_WRITTEN TASK_
Every line from the top of the records through the line containing "(0,0) rectangle (720,689);" should be retyped exactly; the pictures should not.

_AVAILABLE DATA_
------------------------------------------------

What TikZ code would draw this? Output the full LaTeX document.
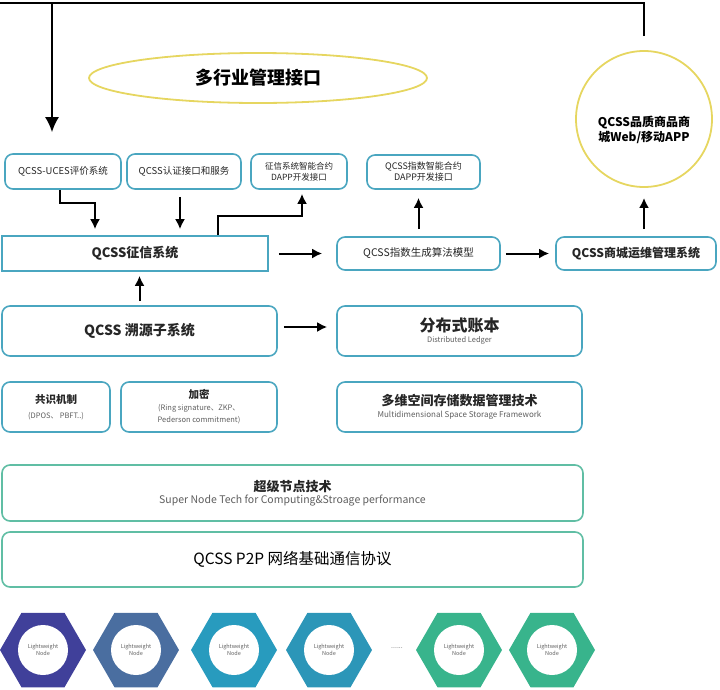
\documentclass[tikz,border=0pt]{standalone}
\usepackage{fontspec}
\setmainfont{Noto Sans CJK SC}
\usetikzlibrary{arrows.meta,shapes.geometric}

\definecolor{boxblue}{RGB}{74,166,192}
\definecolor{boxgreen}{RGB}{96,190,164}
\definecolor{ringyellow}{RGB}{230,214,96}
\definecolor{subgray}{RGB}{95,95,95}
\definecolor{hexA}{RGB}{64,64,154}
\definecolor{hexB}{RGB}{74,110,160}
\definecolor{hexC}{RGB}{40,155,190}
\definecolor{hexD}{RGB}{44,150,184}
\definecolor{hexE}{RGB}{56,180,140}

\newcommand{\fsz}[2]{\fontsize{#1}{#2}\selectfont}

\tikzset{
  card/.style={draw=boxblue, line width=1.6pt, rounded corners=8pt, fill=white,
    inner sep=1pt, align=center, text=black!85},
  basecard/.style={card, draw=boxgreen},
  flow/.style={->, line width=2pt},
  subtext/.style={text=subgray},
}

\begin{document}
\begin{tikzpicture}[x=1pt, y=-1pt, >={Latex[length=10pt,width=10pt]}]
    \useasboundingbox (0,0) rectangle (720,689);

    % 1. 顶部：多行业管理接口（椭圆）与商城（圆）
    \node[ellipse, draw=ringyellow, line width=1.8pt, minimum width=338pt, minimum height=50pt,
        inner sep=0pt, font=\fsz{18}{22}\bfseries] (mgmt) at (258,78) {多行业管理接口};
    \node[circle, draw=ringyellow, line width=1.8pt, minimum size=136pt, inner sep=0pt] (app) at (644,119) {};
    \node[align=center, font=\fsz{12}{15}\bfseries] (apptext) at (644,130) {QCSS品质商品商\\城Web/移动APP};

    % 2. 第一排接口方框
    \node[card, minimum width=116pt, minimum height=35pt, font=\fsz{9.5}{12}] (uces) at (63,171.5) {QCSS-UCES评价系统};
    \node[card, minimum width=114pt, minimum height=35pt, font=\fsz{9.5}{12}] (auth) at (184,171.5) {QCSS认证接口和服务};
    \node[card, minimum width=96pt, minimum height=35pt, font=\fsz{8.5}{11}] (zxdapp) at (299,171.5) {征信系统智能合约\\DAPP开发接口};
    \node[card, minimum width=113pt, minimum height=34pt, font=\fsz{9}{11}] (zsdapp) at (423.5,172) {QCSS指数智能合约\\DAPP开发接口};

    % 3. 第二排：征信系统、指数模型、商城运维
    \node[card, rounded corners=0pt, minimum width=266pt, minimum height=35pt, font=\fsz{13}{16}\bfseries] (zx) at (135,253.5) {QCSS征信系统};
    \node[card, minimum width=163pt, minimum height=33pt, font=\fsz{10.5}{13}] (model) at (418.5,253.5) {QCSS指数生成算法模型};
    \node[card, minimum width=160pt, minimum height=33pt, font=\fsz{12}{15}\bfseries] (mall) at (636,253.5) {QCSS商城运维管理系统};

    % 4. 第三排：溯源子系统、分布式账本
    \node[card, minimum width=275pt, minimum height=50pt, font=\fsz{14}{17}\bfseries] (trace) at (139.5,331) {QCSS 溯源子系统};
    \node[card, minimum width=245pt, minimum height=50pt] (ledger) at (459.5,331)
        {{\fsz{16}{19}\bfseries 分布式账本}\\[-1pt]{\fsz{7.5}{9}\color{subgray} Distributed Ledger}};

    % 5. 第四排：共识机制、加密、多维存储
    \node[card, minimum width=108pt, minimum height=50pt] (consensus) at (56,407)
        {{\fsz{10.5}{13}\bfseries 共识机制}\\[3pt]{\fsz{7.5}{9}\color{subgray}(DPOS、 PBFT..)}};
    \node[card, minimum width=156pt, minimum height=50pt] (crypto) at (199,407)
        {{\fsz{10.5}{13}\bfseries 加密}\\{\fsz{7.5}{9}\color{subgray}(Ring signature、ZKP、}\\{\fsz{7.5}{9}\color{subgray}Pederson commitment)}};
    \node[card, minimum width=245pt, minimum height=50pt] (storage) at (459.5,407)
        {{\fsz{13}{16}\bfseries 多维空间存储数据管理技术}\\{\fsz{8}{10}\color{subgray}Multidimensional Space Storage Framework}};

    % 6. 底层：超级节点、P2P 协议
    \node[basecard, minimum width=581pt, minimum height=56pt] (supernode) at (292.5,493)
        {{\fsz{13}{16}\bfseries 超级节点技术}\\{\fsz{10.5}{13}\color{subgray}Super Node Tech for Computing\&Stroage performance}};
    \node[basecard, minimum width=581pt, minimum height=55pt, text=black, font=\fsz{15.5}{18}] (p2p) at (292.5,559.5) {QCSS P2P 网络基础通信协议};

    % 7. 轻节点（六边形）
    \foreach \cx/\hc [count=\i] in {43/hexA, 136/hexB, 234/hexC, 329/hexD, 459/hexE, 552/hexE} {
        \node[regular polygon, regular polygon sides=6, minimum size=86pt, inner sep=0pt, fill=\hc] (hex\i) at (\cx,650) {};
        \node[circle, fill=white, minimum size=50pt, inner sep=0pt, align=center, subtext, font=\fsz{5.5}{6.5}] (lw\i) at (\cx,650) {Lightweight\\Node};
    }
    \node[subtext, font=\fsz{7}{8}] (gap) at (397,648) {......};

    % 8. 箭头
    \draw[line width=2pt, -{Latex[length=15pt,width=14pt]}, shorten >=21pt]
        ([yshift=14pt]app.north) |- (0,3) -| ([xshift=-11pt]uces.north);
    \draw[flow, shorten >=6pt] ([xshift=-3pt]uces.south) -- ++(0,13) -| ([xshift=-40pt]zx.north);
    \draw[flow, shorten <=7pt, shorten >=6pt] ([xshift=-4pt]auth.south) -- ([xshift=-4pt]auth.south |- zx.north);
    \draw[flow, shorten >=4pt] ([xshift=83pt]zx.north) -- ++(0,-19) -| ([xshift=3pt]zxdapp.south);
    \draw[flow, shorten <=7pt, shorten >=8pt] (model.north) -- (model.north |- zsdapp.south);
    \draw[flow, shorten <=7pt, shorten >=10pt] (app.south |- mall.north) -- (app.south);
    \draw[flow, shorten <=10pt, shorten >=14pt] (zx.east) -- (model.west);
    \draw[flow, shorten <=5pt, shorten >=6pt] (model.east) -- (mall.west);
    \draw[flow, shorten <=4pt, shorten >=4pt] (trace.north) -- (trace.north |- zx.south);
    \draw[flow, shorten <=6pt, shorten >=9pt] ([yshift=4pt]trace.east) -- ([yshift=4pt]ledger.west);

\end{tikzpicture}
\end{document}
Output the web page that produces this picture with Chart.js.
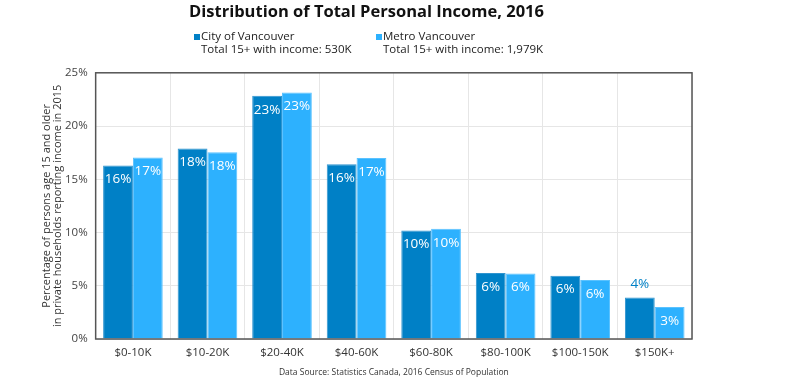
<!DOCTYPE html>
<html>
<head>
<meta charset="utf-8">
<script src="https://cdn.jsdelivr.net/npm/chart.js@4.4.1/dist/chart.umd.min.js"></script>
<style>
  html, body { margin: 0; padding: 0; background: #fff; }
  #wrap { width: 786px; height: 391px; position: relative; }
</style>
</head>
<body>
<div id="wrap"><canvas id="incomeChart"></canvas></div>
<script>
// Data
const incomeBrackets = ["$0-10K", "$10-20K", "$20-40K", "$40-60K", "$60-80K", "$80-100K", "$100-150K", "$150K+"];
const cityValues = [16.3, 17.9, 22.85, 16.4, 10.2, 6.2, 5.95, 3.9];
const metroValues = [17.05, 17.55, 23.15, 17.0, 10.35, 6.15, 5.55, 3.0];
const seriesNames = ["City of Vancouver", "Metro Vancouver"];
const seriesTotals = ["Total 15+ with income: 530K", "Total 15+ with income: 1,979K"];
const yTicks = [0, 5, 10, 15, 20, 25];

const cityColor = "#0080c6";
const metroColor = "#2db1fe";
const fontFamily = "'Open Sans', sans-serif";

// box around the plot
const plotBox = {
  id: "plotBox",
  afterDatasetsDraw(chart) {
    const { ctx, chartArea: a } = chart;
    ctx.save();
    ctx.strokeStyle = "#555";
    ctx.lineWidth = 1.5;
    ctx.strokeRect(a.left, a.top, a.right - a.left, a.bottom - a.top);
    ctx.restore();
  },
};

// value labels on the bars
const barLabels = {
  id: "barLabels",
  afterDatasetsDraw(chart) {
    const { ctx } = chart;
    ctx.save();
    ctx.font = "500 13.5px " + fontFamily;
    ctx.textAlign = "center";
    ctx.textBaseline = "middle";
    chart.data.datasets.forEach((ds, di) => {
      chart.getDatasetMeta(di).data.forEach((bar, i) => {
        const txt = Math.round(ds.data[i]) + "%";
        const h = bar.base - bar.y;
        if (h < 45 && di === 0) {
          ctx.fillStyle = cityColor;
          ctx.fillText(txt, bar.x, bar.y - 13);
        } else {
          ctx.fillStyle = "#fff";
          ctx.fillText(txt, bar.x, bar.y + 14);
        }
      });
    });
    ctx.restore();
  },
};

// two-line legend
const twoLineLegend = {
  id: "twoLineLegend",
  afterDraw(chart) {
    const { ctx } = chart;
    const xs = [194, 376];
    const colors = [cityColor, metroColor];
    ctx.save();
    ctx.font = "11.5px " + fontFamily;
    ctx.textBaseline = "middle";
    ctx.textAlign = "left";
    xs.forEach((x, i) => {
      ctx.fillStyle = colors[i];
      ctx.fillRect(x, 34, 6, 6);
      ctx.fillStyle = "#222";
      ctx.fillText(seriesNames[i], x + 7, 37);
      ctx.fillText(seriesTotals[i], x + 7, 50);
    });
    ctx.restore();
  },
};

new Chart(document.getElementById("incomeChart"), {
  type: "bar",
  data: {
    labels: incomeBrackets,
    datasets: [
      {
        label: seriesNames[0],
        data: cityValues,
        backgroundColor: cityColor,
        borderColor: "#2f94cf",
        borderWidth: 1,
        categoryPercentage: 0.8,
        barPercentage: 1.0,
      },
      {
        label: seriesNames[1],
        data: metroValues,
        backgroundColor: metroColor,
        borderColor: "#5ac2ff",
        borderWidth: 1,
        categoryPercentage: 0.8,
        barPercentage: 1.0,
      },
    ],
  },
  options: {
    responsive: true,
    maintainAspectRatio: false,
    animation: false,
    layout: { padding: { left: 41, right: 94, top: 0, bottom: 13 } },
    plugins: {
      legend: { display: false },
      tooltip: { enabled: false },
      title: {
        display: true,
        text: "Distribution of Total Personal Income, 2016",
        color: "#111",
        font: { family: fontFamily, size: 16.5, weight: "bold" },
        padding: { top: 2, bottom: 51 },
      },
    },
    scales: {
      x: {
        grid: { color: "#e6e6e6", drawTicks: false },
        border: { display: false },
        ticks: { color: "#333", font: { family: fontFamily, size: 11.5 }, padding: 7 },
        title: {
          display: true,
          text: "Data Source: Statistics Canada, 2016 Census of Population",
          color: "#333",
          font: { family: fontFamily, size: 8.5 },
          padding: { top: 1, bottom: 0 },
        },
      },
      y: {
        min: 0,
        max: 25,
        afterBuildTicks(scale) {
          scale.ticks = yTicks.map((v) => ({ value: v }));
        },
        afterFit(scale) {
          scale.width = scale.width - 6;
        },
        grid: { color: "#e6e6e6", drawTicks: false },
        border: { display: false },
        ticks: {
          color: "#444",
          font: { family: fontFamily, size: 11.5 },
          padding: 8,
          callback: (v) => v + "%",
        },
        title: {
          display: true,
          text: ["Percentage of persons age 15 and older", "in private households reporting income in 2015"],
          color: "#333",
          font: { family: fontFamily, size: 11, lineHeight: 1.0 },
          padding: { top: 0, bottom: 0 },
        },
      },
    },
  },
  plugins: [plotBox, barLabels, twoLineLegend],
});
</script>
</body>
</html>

------------------------------------------------

_ANSWER TO THE PROBLEM_
What TikZ code would draw this? Output the full LaTeX document.
\documentclass[tikz,border=0pt]{standalone}
\usepackage{fontspec}
\setmainfont{Noto Sans CJK SC}
\usetikzlibrary{arrows.meta,shapes.geometric}

\definecolor{boxblue}{RGB}{74,166,192}
\definecolor{boxgreen}{RGB}{96,190,164}
\definecolor{ringyellow}{RGB}{230,214,96}
\definecolor{subgray}{RGB}{95,95,95}
\definecolor{hexA}{RGB}{64,64,154}
\definecolor{hexB}{RGB}{74,110,160}
\definecolor{hexC}{RGB}{40,155,190}
\definecolor{hexD}{RGB}{44,150,184}
\definecolor{hexE}{RGB}{56,180,140}

\newcommand{\fsz}[2]{\fontsize{#1}{#2}\selectfont}

\tikzset{
  card/.style={draw=boxblue, line width=1.6pt, rounded corners=8pt, fill=white,
    inner sep=1pt, align=center, text=black!85},
  basecard/.style={card, draw=boxgreen},
  flow/.style={->, line width=2pt},
  subtext/.style={text=subgray},
}

\begin{document}
\begin{tikzpicture}[x=1pt, y=-1pt, >={Latex[length=10pt,width=10pt]}]
    \useasboundingbox (0,0) rectangle (720,689);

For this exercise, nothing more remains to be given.